Pavel Ivanovich Lebedev-Polianskii (Russian: Па́вел Ива́нович Ле́бедев-Поля́нский;  21 December 1881 – 4 April 1948) was a Bolshevik revolutionary and later a prominent Soviet state functionary, literary scholar and academic.

Biography 
Born Pavel Ivanovich Lebedev in Melenki, Vladimir Oblast he became active in the Bolshevik faction of the Russian Social Democratic Labour Party in 1902. In 1908, he eloped with Vera Lebedeva and then went into exile in Geneva where they stayed until returning to Russia in 1917. In 1914, he reconstituted Vpered arguing that the reason so many European socialists supported the First World War indicated that socialist ideology was weak - something which could be addressed by scientific and socialist education. He also used the pseudonym Valerian Polianskii.

He joined the Bolsheviks in August 1917. 

From 1917 to 1919, he was commissar of the Main Administration of Literature and Publishing department of the People's Commissariat for Education, where he organised new editions of works of classic Russian literature. From 1918 to 1920, he was chairman of the All-Russian Council of Proletkult during which time he edited Proletarskaya Kul'tura with Fedor Kalinin.

In 1921, he became director of Glavlit, a post he held until 1930. From 1928 to 1930, he edited Literatura i marksizm (Literature and Marxism). He was also a member of the editorial board of the first edition of the Great Soviet Encyclopedia.

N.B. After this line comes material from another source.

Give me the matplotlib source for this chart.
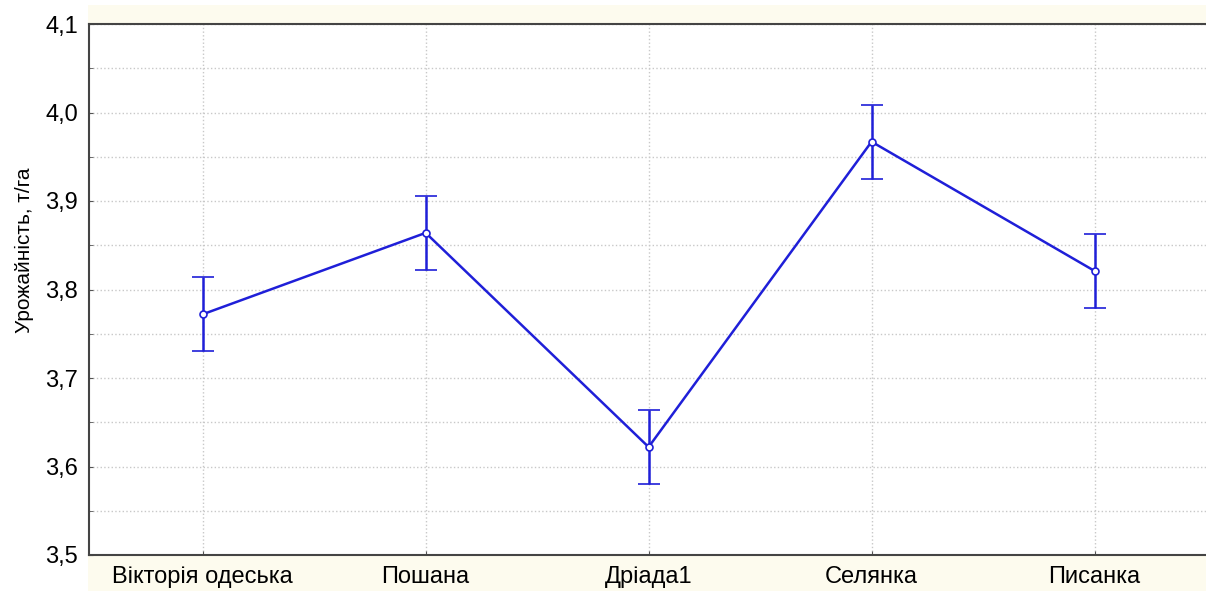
import numpy as np
import matplotlib.pyplot as plt
from matplotlib.patches import Rectangle
from matplotlib.ticker import MultipleLocator

plt.rcParams['font.family'] = ['Liberation Sans', 'DejaVu Sans']

varieties = ['Вікторія одеська', 'Пошана', 'Дріада1', 'Селянка', 'Писанка']
yield_mean = [3.772, 3.864, 3.622, 3.967, 3.821]
yield_err = [0.042, 0.042, 0.042, 0.042, 0.042]
yticks = [3.5, 3.6, 3.7, 3.8, 3.9, 4.0, 4.1]

fig = plt.figure(figsize=(12.06, 5.91), dpi=100)
# cream background behind the graph area
fig.patches.append(Rectangle((88 / 1206, 0), 1 - 88 / 1206, 1 - 5 / 591,
                             transform=fig.transFigure, facecolor='#fdfbee',
                             edgecolor='none', zorder=-1))

ax = fig.add_axes([89 / 1206, 36 / 591, 1 - 89 / 1206, (555 - 24) / 591])
ax.set_facecolor('white')
ax.set_zorder(1)

x = np.arange(len(varieties))
blue = '#1f1fd8'
ax.errorbar(x, yield_mean, yerr=yield_err, color=blue, lw=1.8, elinewidth=1.8,
            capsize=8, capthick=1.8, marker='o', ms=5, mfc='white', mec=blue,
            mew=1.2, zorder=3)

ax.set_xlim(-0.51, 4.5)
ax.set_ylim(3.5, 4.1)
ax.set_xticks(x)
ax.set_xticklabels(varieties, fontsize=17)
ax.yaxis.set_minor_locator(MultipleLocator(0.05))
ax.set_yticks(yticks)
ax.set_yticklabels([f'{v:.1f}'.replace('.', ',') for v in yticks], fontsize=17)
ax.tick_params(axis='both', which='both', direction='in', length=3,
               color='#555555')
ax.tick_params(axis='y', pad=8)
ax.tick_params(axis='x', pad=8)

ax.grid(True, which='both', axis='y', color='#c8c8c8', ls=':', lw=1)
ax.grid(True, which='major', axis='x', color='#c8c8c8', ls=':', lw=1)

for side in ['left', 'bottom', 'top']:
    ax.spines[side].set_color('#444444')
    ax.spines[side].set_linewidth(1.5)
ax.spines['right'].set_visible(False)

ax.set_ylabel('Урожайність, т/га', fontsize=15)
ax.yaxis.set_label_coords(-0.0495, 0.574)

fig.savefig('out.png', dpi=100)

From 1934 to 1939, he edited Literaturnaia entsiklopediia (Literary Encyclopedia). 

From 1937 until his death in 1948, Lebedev-Polianskii was the director of the Institute of Russian Literature (Pushkin House) of the Academy of Sciences. He led campaigns to erase non-Marxist literary studies and linguistics in the USSR and to establish the principle of partisanship in Soviet science and ideology.  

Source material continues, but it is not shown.